The truth is that I came from a home void of books. Growing up in a farming community left little time for leisure. As a matter of fact, in a home where idleness was considered the Devil's workshop, sitting still long enough to read a book, one of my favorite pastimes, was frowned upon. My mother, who had an eighth grade education, usually read only on Sunday mornings when she rose early to read over her Sunday School lessons from The Baptist Women's Quarterly. There was not a lack of reading material in our home; we had Home Life, The Progressive Farmer, The Farmer's Almanac, The Sears and Roebuck Catalogue, and, of course, the Bible. I also enjoyed reading books checked out from the county bookmobile.

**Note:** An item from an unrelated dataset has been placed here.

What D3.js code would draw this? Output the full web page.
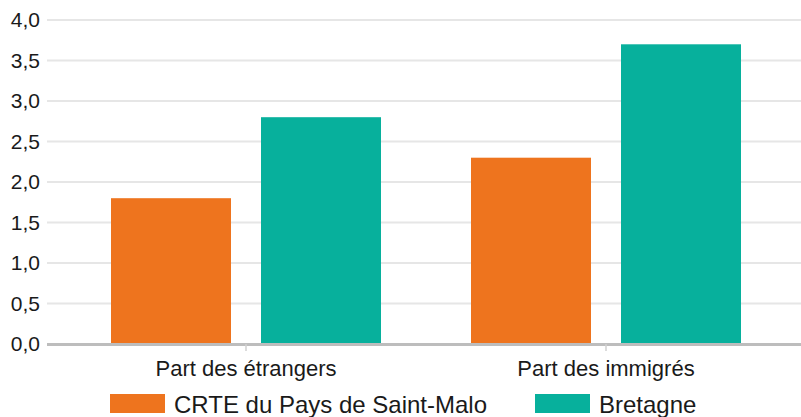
<!DOCTYPE html>
<html>
<head>
<meta charset="utf-8">
<script src="https://cdn.jsdelivr.net/npm/d3@7"></script>
<style>
  body { margin: 0; background: #fff; }
  text { font-family: "Liberation Sans", Arial, sans-serif; fill: #1a1a1a; }
</style>
</head>
<body>
<div id="chart"></div>
<script>
var categories = ['Part des étrangers', 'Part des immigrés'];
var seriesNames = ['CRTE du Pays de Saint-Malo', 'Bretagne'];
var saintMalo = [1.8, 2.3];
var bretagne = [2.8, 3.7];
var yTicks = [0, 0.5, 1, 1.5, 2, 2.5, 3, 3.5, 4];
var colors = ['#ee741e', '#07b09c'];

var width = 801, height = 417;
var svg = d3.select('#chart').append('svg')
    .attr('width', width).attr('height', height);

var y = d3.scaleLinear().domain([0, 4]).range([344, 20]);
var x0 = d3.scaleBand().domain(categories).range([66, 786]);
var x1 = d3.scaleBand().domain(seriesNames).range([0, x0.bandwidth()]).paddingInner(0.2).paddingOuter(0.3);

var fmt = function(v) { return d3.format('.1f')(v).replace('.', ','); };

// grid lines
svg.append('g').selectAll('line').data(yTicks.filter(function(d) { return d > 0; }))
    .enter().append('line')
    .attr('x1', 47).attr('x2', width)
    .attr('y1', function(d) { return y(d); }).attr('y2', function(d) { return y(d); })
    .attr('stroke', '#e6e6e6').attr('stroke-width', 2);

// y labels
svg.append('g').selectAll('text').data(yTicks)
    .enter().append('text')
    .attr('x', 40).attr('y', function(d) { return y(d); })
    .attr('dy', '0.35em')
    .attr('text-anchor', 'end')
    .style('font-size', '21px')
    .text(fmt);

var rows = categories.map(function(c, i) {
    return { cat: c, values: [saintMalo[i], bretagne[i]] };
});

var groups = svg.append('g').selectAll('g').data(rows).enter().append('g')
    .attr('transform', function(d) { return 'translate(' + x0(d.cat) + ',0)'; });

groups.selectAll('rect').data(function(d) {
        return d.values.map(function(v, j) { return { name: seriesNames[j], value: v, j: j }; });
    })
    .enter().append('rect')
    .attr('x', function(d) { return x1(d.name); })
    .attr('width', x1.bandwidth())
    .attr('y', function(d) { return y(d.value); })
    .attr('height', function(d) { return y(0) - y(d.value); })
    .attr('fill', function(d) { return colors[d.j]; });

// baseline + category ticks
svg.append('line')
    .attr('x1', 47).attr('x2', width)
    .attr('y1', y(0) + 0.5).attr('y2', y(0) + 0.5)
    .attr('stroke', '#bdbdbd').attr('stroke-width', 3);
svg.append('g').selectAll('line').data(categories)
    .enter().append('line')
    .attr('x1', function(d) { return x0(d) + x0.bandwidth() / 2; })
    .attr('x2', function(d) { return x0(d) + x0.bandwidth() / 2; })
    .attr('y1', y(0)).attr('y2', y(0) + 7)
    .attr('stroke', '#d0d0d0').attr('stroke-width', 1.5);

// category labels
svg.append('g').selectAll('text').data(categories)
    .enter().append('text')
    .attr('x', function(d) { return x0(d) + x0.bandwidth() / 2; })
    .attr('y', 376)
    .attr('text-anchor', 'middle')
    .style('font-size', '22px')
    .text(function(d) { return d; });

// legend
var legendPos = [110, 535];
var legend = svg.append('g').selectAll('g').data(seriesNames).enter().append('g')
    .attr('transform', function(d, i) { return 'translate(' + legendPos[i] + ',394)'; });
legend.append('rect')
    .attr('width', 55)
    .attr('height', 19)
    .attr('fill', function(d, i) { return colors[i]; });
legend.append('text')
    .attr('x', 64)
    .attr('y', 19)
    .style('font-size', '24px')
    .text(function(d) { return d; });
</script>
</body>
</html>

The literary void in our home, however, was filled with spoken words. Meaning was constructed through rich oral language. My mother and her sisters were wonderful, good people who happened to be illiterate. At the end of the eighth grade, each had to go to work in the cotton mill, stunting their formal literacy. However, "literary events" happened wherever women gather to work, hovering over quilting frames, sitting under shade trees shelling peas or shucking corn, standing in front of a searing cast iron pot stirring boiling lard. I remember as a girl hearing the words exchanged between my aunts and my mother and sensing that words are power and give us a venue to find our inner voices. These oral exchanges whetted my appetite for female intellectual conversation.

Church was also a place where I learned the power of words. My mother faithfully attended church every Sunday, morning and night. I learned about God and religion at Harmony Baptist Church. Harmony was misnamed, however, for there was plenty of hell and brimstone espoused within its four walls. Visiting preachers held fiery revivals, conjuring up, at least in my mind, a God of fear, not a God of love. One night during a revival service, I felt the Holy Spirit. Sweaty palms and white knuckles riveted me to the pew and during the last stanza of "Just As I Am," I walked down to the altar with a knot of other sinners and considered myself saved. The preacher's words, dancing to the melodious cadence and modulation, strung together in sentences that painted streets of gold and pits of Hell, motivated me; that night I became a believer.

I began reading biography and considering how people formed their beliefs. I read A Man Called Peter, admiring Peter Marshall's faith and love for the church. I was drawn to books about Abraham Lincoln, especially Love Is Eternal. Years later when I married, I had the same inscription engraved on my husband's wedding band, "love is eternal." Likewise, Steinbeck's characters in The Grapes of Wrath became real; I could relate to the Joad family and their strong work ethic and family bond which paralleled my own rural heritage. Reading Sister Carrie took me into factories in Chicago where crude jokes and abysmal working conditions overshadowed illusions of big city life, my own as well as Carrie Meeber's. Then I joined women's book clubs and read Kingston's The Woman Warrior, May Sarton's Journal of a Solitude, and Alice Walker's In Search of Our Mother's Gardens. We met once a month to discuss biographies and memoirs by and about women, and to get our blood pressure up with rousing arguments about literary style or character of life choices. We met because we loved to talk about books; we met because we loved to talk with one another.

Later, becoming a teacher, I did not ask my students to write about their summer vacations. Instead, I tried to help them discover their "writerly" lives. I invited them to form their own book clubs and discuss literature. Of course, the women of my mother's generation, wonderful, good women who happened to be illiterate, didn't join book clubs. Instead, they discovered themselves as women around quilting frames and under shade trees, fingers snapping, stitching to the hum of gossip, using colloquialisms and telling stories carefully crafted with words that influenced the way I would use words to learn about women's lives, women's choices, and women's literature. In turn, these early influences changed the way I read, the way I looked at the world, the way I lived.

First, the richness of spoken words at home and in church replaced books. Then, words richly woven into texts that connect me with unmet people, untraveled places, and unknown possibilities enhanced my palette for stories far beyond "Write about your summer vacation." I emerged a sophisticated reader and writer. I grew to understand the difference between becoming literate and "learned." Miss Footman back in sixth grade had not created a fraud after all!